What we would like is a reverse procedure where we can wipe out the memory of this monstrous misfire. But before that, back to the plot where our hero Nicholas falls desperately and hopelessly in love with a mysterious smouldering club singer Mae  (Rebecca Ferguson, displaying unintentional comic timing) who looks like a distant cousin of Faye Dunaway in Roman Polanski’s Chinatown.

Not that I am comparing this curdled conundrum with Polanski’s crime-noir classic. Just saying. Most of the film sees Nicholas wading through tons of water in this soggy saga of drowned passions, looking for his lost love Mae. His pursuit of love takes him to villains like Saint Joe (Daniel Wu) and Cyrus Boothe (Cliff Curtis). Their fights with Nicholas look tired, jaded, exhausted and exhausting.
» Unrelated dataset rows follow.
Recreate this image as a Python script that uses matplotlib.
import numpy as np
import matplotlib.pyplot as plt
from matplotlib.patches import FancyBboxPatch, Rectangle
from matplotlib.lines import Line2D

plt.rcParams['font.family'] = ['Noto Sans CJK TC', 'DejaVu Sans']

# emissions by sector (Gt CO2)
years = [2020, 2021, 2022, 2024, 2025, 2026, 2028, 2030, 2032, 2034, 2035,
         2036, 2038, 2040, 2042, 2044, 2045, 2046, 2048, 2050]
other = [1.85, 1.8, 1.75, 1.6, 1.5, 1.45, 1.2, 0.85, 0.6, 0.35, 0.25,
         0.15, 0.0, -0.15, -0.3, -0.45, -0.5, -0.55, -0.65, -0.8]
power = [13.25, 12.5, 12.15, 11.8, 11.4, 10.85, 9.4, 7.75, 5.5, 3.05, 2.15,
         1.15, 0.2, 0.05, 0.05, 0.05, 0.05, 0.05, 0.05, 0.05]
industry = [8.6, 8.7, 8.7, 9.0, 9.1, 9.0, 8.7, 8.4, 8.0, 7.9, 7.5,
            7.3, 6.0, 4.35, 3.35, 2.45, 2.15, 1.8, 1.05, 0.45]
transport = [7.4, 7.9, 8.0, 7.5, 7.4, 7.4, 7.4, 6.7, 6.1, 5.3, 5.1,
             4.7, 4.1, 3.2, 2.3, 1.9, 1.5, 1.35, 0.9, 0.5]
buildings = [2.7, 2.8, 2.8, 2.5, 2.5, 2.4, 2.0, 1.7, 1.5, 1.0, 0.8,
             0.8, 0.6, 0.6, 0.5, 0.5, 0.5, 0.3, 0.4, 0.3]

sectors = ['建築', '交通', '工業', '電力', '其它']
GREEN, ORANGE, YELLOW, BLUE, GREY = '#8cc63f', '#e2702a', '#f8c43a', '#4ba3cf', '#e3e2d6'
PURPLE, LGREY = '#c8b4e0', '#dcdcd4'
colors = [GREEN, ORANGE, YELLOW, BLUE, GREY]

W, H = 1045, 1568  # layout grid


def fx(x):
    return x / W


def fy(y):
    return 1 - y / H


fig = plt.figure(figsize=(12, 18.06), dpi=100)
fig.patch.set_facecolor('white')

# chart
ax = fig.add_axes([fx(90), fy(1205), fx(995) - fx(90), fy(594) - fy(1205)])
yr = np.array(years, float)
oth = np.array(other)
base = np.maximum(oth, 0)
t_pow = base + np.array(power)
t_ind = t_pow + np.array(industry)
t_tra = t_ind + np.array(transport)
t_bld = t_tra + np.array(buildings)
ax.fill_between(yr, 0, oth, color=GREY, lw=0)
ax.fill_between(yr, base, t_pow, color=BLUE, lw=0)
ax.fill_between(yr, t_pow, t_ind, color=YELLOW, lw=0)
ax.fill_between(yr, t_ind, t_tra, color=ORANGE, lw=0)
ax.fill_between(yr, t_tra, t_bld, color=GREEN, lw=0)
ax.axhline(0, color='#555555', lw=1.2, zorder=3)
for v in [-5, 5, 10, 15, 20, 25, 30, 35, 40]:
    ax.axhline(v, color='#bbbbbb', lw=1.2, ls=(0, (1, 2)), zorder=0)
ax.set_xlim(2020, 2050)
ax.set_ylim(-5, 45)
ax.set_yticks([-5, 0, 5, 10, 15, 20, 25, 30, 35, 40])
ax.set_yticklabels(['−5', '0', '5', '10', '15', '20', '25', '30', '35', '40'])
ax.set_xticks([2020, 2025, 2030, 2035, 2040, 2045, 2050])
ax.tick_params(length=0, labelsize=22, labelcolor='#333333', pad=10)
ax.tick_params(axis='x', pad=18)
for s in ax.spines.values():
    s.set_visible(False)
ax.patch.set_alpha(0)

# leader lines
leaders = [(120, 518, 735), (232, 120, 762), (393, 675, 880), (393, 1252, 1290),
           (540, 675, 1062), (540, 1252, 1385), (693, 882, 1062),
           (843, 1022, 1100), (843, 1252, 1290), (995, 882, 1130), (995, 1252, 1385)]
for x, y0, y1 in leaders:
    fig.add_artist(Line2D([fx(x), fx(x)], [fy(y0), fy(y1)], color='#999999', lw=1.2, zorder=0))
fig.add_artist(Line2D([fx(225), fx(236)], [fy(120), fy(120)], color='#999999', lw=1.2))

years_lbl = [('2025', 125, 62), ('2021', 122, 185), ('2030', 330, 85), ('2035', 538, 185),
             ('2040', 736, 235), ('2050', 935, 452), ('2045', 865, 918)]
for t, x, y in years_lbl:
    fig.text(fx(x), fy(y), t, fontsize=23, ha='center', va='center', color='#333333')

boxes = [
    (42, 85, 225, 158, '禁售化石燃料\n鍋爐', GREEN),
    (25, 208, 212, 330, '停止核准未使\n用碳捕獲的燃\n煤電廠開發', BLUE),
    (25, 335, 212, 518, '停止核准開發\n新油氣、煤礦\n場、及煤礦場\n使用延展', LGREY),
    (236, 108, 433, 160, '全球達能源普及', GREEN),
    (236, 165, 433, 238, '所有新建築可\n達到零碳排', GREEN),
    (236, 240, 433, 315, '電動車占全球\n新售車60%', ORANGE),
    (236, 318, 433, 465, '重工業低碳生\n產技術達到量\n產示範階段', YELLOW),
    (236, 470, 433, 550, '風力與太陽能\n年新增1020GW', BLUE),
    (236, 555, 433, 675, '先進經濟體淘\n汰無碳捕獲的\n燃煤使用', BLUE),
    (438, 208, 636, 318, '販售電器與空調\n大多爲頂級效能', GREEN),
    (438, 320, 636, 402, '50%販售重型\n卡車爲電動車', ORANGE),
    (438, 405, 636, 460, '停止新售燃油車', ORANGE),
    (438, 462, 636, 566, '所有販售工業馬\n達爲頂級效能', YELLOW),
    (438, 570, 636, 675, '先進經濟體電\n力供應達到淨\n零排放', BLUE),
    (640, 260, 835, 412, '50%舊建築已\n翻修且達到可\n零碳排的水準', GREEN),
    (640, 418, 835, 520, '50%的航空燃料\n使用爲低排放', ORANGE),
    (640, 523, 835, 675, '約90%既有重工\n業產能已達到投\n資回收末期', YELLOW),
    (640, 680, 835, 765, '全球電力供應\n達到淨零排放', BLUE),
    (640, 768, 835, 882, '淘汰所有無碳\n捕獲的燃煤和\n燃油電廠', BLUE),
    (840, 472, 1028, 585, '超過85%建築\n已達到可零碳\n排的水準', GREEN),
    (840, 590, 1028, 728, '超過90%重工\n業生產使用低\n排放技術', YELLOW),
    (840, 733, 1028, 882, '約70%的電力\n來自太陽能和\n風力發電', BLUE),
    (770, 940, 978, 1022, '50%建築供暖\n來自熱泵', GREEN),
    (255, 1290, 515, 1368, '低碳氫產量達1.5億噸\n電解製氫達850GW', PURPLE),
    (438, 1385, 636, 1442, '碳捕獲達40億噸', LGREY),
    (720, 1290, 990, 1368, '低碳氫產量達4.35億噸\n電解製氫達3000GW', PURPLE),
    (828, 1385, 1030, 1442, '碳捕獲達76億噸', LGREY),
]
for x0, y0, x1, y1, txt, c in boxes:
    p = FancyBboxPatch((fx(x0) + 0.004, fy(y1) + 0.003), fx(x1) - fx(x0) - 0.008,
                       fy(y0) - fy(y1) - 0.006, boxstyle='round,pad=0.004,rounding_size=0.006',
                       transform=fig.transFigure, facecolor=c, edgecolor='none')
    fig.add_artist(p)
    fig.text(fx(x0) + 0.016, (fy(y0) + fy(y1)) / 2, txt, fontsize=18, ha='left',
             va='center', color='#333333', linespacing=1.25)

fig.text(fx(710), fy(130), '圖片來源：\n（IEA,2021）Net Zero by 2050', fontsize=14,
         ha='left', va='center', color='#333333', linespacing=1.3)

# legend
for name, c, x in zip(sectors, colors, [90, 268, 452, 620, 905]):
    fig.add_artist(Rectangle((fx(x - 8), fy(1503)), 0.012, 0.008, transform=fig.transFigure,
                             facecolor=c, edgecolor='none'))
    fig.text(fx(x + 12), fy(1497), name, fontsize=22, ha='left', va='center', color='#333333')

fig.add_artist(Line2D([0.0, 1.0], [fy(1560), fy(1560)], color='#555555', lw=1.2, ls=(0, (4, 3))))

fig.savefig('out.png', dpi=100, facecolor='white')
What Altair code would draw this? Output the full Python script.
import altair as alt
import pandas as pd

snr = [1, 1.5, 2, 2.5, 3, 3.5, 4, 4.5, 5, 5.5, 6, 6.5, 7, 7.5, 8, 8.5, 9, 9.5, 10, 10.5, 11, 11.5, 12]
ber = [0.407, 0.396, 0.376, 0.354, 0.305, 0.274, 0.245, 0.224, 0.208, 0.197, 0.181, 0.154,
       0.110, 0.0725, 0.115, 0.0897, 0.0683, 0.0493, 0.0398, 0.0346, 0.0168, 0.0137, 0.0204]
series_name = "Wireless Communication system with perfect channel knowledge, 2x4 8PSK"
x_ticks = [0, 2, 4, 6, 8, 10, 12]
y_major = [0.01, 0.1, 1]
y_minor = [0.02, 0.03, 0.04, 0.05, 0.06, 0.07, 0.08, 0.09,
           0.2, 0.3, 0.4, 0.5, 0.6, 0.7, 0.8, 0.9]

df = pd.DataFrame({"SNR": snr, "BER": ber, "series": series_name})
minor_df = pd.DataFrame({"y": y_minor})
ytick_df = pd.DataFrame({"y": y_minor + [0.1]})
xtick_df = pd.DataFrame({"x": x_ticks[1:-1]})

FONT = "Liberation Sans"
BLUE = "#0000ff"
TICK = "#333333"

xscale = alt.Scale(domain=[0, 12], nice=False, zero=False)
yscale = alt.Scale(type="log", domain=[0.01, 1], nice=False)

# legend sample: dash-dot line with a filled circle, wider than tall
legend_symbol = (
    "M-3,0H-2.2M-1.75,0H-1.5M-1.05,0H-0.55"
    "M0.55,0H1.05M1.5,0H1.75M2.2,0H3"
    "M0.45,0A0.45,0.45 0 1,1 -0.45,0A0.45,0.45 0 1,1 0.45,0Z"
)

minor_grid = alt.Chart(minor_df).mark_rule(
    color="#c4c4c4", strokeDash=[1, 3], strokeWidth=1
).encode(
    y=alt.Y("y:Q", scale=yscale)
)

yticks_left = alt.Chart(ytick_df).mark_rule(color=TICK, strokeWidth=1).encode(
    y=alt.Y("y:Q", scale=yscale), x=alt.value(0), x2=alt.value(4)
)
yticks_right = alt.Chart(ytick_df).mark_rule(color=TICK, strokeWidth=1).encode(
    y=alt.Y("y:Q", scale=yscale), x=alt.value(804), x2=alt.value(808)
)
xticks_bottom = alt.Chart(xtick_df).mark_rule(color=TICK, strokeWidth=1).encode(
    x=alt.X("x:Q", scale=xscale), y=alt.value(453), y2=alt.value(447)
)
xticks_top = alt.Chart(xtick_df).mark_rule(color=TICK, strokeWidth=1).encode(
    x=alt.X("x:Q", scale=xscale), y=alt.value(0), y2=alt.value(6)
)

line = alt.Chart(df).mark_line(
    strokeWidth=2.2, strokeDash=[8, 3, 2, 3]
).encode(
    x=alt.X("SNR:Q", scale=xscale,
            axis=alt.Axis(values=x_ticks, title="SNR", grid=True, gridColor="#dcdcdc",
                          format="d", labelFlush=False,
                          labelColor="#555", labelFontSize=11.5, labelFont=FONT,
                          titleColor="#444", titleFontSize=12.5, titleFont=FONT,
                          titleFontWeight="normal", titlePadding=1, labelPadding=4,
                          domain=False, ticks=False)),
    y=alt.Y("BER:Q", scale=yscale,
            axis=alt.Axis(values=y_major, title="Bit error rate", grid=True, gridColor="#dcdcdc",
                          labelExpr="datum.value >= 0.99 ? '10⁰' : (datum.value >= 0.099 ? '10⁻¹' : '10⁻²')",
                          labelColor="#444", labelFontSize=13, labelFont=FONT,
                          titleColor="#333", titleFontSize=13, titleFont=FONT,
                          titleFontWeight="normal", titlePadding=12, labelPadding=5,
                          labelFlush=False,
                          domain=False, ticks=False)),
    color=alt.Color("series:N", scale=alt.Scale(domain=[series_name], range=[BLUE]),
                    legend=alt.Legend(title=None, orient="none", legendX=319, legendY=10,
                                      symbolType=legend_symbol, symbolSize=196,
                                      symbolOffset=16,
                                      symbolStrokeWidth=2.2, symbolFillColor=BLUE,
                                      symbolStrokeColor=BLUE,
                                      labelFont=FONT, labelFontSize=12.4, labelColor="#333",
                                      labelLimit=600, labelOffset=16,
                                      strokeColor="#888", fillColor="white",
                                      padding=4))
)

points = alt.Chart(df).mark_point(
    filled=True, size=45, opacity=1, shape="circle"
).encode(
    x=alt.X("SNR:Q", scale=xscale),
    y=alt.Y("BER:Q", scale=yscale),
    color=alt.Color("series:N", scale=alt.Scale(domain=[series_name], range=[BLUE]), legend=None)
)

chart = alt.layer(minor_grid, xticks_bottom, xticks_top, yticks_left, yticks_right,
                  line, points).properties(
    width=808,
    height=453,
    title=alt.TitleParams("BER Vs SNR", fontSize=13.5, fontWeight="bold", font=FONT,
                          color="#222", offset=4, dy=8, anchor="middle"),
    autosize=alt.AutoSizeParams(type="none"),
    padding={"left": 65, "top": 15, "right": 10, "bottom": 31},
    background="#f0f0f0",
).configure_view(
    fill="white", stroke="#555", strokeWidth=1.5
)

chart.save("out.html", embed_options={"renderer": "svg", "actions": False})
Whether Nicholas finds true love or not is irrelevant. Whether Hugh Jackman will ever get over the embarrassment of having done this picture show is the pertinent question. I can imagine Hugh Jackman trying desperately to hide this film from his grandchildren.

Nothing in Reminiscence is worth remembering. Not the performances. Not the special effects (the memory-recall episodes look as authentic as fully prepared beds in departmental stores with models sleeping on them ). Not the music. This film should have never been approved at the script level. The architects of this time-travelling abomination owe us an apology.